While this helped to avert massive banking failure and economic disruption, but it "has burdened taxpayers with deteriorating public finances and failed to settle the question of how to deal with large cross-border banks in trouble".

The proposals adopted Wednesday by the European Commission for EU-wide rules for bank recovery and resolution will change this, the EU authority stated.

The proposals will ensure that in the future authorities will have the means to intervene decisively both before problems occur and early on in the process if they do.

Jos Manuel Duro Barroso, President of the European Commission, said: "The EU is fully delivering on its G20 commitments. Two weeks ahead of the summit in Los Cabos, the Commission is presenting a proposal which will help protect our taxpayers and economies from the impact of any future bank failure."

He underlined that the new proposals are a step towards banking union in the EU and will make the banking sector more responsible.

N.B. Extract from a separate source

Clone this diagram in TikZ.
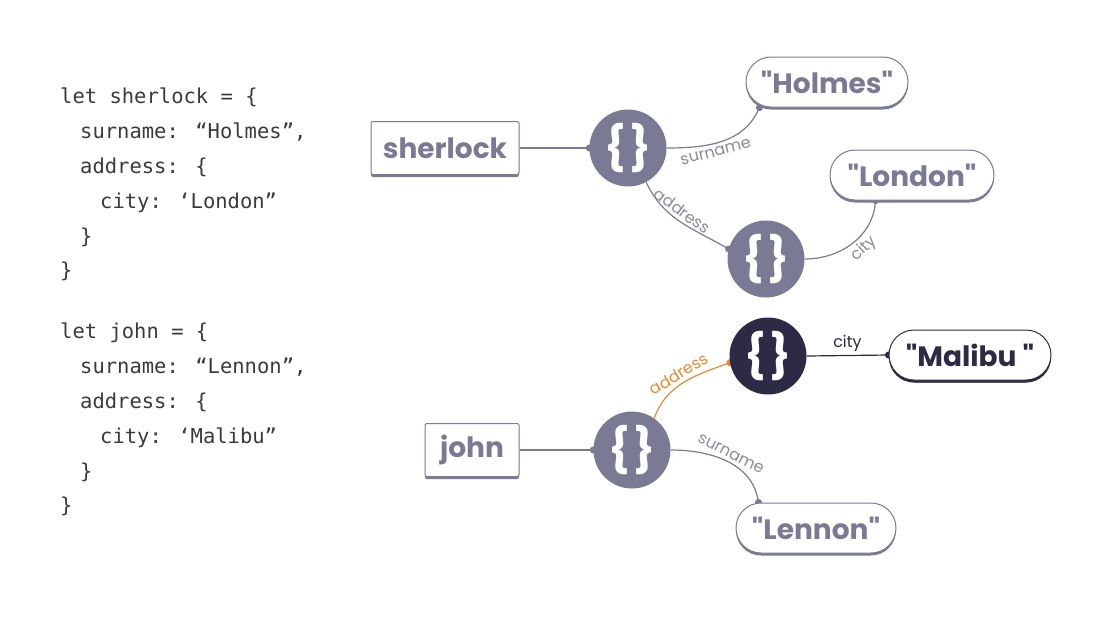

The post 2008 financial crisis scenario has clearly revealed the interdependence of the financial system leading to problems in one bank spreading "to the whole financial sector and well beyond the borders of any one country" the EC stated.

It has also demonstrated that systems were not in place to manage financial institutions facing difficulties. That is why the G20 agreed in September 2009 that crisis prevention and crisis management frameworks had to be set up, the EC stated.

Internal Market Commissioner Michel Barnier said: "The financial crisis has cost taxpayers a lot of money. Today's proposal is the final measure in fulfilling our G20 commitments for better financial regulation."

In the absence of mechanism to help public authorities intervene in the event of a bank crisis, Barnier warned "citizens will once again be left to pay the bill, while the rescued banks continue as before knowing that they will be bailed out again."

The new legislation is however unlikely to come into force before 2014 at the earliest, too late to protect taxpayers from any further immediate bank failures, said Sharon Bowles, chair of the European Parliament's economic and finance committee."

"In the short term we need further measures," she said.

If the proposals win the backing of EU countries and the European parliament, the law would mark a step in the direction of the banking union supported by European Central Bank president Mario Draghi.

Bowles criticised the delay in announcing the "long overdue" rules, which come almost five years after a collapse in U.S. subprime mortgages started a banking crisis in Europe.

The EU executive hopes tighter links between wind-down schemes across the European Union will be the "embryo" for a single resolution fund to close or salvage parts of a flagging bank, although such a fund is some way off.

The new proposal seeks to introduce an insolvency regime for banks through an annual levy for creation of national funds, equivalent in size to 1 per cent of deposits. That money would cover both the wind-down of a bank and any emergency payout to worried savers.

It is estimated that the euro zone should, after 10 years, have collected roughly 70 billion euros ($87.25 billion) in cash as well as country pledges to pay in, according to estimates by the European Commission.

That figure rises to 100 billion euros for the 27 countries in the European Union.